◆ EXERCISE BRIEF
Restate exactly the lines of the entries below, beginning with the first and ending with the line that holds "from matplotlib.patches import Rectangle". Pictures are not copied.

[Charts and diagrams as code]
START

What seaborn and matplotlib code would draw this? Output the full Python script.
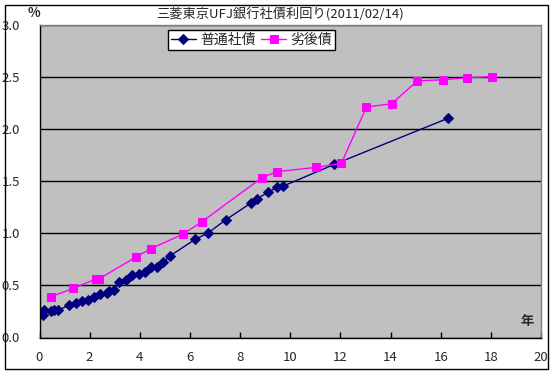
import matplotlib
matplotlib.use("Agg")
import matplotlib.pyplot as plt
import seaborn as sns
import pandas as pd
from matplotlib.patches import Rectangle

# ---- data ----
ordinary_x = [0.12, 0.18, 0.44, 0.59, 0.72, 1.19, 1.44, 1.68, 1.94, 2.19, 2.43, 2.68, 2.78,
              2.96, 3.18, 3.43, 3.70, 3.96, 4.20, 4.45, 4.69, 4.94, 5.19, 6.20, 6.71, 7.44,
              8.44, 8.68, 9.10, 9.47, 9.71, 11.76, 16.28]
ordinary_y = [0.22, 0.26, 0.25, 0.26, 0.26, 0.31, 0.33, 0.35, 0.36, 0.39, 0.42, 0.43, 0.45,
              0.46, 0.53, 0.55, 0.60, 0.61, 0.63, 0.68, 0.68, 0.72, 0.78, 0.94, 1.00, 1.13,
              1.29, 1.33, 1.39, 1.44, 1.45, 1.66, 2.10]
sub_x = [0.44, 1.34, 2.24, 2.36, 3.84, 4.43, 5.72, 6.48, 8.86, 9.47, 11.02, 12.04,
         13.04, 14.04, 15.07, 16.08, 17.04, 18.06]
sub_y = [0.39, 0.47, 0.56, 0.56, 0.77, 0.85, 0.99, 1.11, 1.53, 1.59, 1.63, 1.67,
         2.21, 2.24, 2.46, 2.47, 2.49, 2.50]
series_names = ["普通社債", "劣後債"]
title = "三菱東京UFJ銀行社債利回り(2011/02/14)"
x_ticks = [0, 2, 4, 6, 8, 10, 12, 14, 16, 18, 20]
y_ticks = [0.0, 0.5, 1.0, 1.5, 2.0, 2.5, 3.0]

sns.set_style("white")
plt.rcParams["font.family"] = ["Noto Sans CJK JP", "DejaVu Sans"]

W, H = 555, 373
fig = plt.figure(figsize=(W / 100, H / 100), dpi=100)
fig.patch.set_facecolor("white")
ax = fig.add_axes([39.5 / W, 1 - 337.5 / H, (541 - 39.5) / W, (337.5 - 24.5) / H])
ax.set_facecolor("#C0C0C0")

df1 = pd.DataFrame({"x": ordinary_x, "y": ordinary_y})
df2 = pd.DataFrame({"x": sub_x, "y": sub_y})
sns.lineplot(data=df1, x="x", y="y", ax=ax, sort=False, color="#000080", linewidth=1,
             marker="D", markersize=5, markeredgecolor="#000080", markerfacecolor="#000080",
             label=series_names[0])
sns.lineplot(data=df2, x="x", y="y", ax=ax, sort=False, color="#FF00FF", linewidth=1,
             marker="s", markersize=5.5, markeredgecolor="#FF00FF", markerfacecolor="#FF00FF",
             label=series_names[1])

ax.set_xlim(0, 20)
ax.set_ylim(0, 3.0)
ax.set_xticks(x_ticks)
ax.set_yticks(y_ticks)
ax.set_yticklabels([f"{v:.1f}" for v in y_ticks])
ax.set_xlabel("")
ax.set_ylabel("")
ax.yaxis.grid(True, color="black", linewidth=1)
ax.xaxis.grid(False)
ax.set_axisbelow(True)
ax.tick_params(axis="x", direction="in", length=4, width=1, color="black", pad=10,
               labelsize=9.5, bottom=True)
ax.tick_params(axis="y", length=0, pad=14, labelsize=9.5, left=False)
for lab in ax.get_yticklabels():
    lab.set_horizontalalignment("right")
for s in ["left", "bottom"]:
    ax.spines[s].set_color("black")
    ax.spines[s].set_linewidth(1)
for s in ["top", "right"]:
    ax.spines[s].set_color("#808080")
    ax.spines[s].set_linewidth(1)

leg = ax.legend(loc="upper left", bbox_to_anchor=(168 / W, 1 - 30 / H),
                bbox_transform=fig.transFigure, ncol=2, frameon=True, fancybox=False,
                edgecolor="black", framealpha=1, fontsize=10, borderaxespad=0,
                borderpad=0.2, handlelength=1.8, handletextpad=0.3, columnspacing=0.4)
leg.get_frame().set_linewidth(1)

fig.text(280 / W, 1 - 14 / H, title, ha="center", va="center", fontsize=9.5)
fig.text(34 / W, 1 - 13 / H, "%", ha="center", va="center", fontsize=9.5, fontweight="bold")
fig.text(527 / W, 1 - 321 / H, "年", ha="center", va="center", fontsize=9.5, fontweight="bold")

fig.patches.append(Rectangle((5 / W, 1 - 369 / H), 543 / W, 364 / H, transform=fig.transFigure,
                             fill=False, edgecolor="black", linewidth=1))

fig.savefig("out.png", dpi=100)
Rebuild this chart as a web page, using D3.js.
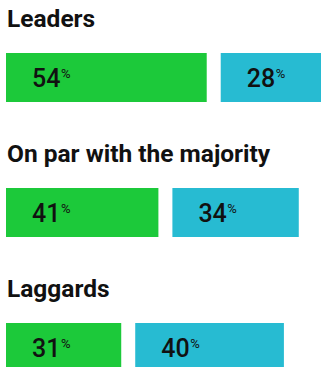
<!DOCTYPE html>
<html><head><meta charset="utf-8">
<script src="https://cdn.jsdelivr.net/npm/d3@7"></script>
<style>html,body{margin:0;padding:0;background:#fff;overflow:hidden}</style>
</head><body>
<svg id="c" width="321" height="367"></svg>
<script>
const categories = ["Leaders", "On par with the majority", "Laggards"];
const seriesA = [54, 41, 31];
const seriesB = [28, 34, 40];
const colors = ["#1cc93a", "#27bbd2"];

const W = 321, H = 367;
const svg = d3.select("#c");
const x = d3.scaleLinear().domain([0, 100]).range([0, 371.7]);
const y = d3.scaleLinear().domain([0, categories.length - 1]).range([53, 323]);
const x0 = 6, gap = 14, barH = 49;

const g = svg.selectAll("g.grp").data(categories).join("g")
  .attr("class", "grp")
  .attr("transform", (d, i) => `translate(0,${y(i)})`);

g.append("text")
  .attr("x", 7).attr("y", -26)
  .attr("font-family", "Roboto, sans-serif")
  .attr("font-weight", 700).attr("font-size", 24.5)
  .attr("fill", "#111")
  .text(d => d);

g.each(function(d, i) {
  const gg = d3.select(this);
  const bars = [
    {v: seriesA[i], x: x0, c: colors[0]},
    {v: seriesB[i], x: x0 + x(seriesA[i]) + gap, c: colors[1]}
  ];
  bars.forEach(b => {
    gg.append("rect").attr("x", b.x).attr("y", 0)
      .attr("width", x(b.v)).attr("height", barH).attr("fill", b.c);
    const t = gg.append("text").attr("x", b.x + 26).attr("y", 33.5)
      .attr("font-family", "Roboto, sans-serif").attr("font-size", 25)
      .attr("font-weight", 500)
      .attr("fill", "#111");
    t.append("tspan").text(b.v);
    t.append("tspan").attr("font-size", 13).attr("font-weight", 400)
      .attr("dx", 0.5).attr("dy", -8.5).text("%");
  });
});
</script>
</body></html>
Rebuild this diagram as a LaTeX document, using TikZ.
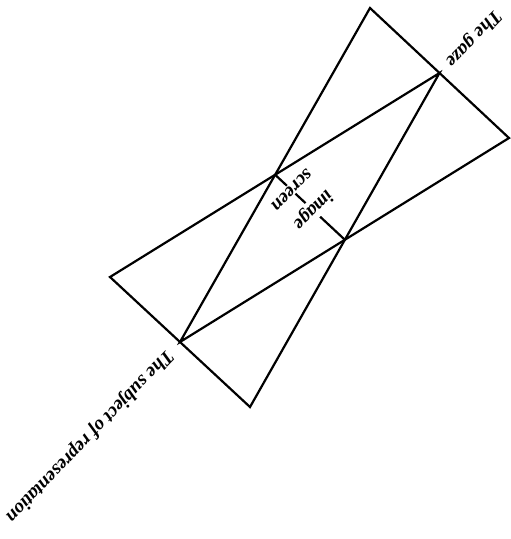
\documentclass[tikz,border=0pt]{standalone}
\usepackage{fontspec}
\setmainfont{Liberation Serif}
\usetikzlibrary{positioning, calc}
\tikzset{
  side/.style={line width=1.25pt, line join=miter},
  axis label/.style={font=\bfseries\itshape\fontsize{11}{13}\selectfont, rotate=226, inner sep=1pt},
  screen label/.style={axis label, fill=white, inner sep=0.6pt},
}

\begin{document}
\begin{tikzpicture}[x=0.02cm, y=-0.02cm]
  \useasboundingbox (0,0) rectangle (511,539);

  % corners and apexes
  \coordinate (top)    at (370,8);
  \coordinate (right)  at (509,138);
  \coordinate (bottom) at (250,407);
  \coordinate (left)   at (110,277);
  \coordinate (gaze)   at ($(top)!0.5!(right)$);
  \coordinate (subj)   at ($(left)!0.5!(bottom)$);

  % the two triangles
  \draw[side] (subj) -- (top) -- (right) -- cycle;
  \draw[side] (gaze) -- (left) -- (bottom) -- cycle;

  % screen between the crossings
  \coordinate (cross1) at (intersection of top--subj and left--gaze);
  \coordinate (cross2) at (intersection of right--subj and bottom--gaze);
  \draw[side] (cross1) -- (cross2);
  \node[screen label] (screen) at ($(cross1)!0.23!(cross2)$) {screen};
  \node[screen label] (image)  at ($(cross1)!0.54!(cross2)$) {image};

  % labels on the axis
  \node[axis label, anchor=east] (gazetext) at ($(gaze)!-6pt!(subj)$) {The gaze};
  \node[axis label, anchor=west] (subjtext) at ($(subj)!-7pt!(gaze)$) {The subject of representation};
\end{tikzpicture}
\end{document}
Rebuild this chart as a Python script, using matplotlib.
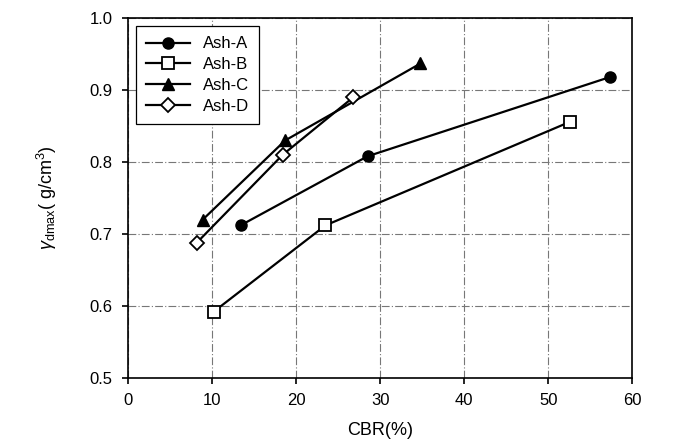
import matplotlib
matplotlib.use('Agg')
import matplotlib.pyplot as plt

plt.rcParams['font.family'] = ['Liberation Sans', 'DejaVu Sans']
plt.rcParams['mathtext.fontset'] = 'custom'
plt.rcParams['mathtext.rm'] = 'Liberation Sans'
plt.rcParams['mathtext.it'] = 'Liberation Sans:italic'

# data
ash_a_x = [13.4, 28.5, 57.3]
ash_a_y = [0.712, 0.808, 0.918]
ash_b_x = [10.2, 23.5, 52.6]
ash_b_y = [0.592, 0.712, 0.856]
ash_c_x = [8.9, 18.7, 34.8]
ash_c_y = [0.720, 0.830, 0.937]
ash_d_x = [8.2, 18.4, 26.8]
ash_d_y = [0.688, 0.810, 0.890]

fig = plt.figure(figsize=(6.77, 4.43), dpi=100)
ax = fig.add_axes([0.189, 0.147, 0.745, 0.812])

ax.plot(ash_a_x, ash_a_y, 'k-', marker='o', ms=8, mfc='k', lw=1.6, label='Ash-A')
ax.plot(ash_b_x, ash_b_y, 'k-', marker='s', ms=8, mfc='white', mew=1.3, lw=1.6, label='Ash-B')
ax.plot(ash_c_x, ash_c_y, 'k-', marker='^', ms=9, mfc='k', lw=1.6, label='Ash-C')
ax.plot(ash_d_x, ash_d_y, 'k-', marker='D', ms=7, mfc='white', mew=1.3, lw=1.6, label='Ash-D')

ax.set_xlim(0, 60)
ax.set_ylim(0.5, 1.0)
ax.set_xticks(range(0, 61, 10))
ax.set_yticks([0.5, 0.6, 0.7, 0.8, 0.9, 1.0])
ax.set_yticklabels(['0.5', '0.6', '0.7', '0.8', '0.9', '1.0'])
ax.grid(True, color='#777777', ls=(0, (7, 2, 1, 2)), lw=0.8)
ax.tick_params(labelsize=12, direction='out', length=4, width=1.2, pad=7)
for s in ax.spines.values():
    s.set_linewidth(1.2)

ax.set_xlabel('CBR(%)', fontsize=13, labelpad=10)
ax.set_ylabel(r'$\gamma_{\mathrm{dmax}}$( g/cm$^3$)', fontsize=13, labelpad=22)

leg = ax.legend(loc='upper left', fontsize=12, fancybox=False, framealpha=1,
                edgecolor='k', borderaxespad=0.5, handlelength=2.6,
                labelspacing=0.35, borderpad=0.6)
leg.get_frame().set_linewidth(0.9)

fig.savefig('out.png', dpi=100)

END

◆ SOLUTION FOR THIS PROBLEM
What seaborn and matplotlib code would draw this? Output the full Python script.
import matplotlib
matplotlib.use("Agg")
import matplotlib.pyplot as plt
import seaborn as sns
import pandas as pd
from matplotlib.patches import Rectangle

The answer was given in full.